Modesty and abstinence

sex, abstinence, modesty, celibateToday I was thinking about the road I was going down before I decided to remain celibate for a year. It was a dangerous and dark path involving sex without love or even like, multiple partners (not at the same time, although having two men at once was a strong desire of mine), and an unfortunate incident in which I actually had sex with two different men on the same day. Modesty was a foreign concept to me because I was so detached from my body that I just didn’t respect it or care enough about myself to think it was worth protecting.

About two months into my celibate year, I went to Vegas (I know; it was a work trip) and at the airport when I was going through security, the officer asked me to remove my blazer under which I was wearing only a very skimpy tank top–more like an undershirt. Before, I wouldn’t have thought twice about taking off whatever they asked me to; I just didn’t care who saw my body. After just two months of abstinence, however, I had become reacquainted with my body and something inside me said “no, I’m not exposing myself to these strangers” (especially in such a horny city). So I had to be patted down by a female officer. I apologized and told her I wasn’t trying to be difficult but I just didn’t feel comfortable removing my jacket, and I couldn’t believe it was me speaking the words. She didn’t mind at all and said, “That’s why we always give you the choice”.

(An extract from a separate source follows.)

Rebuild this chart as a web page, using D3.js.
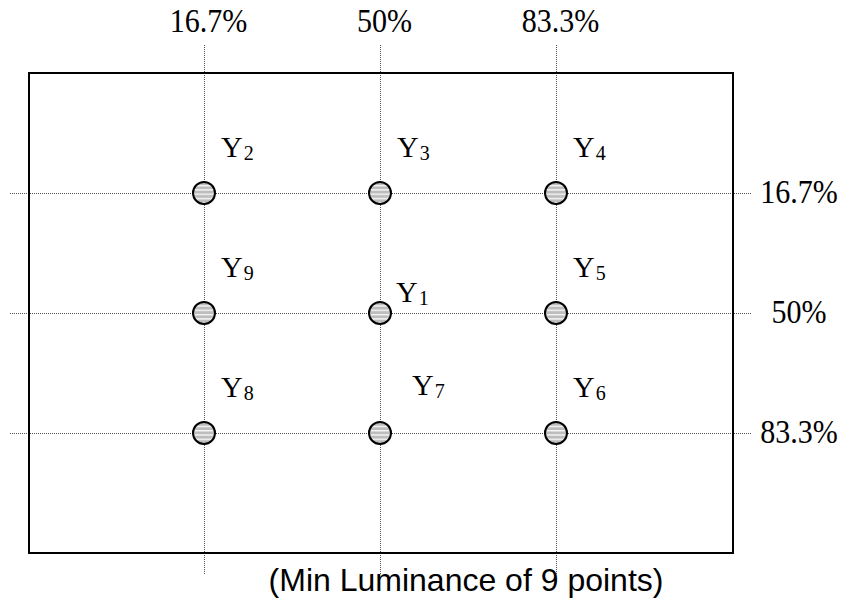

I think it was at that moment I decided to adjust my mode of dress to one that did not draw attention to my body. To get away from the tight jeans and short skirts, strapless dresses and revealing ensembles which were designed to attract men. I began wearing long blazers that covered my backside and decided no more strapless or sleeveless anything, no skirts shorter than my knees, no cleavage, and nothing backless. Basically, I was taking back my body and declaring it private rather than public property. It’s taken some getting used to as I used to get a lot of my validation from the way men appraised my physical self, but now I”m happy to say that’s not where I derive my value anymore.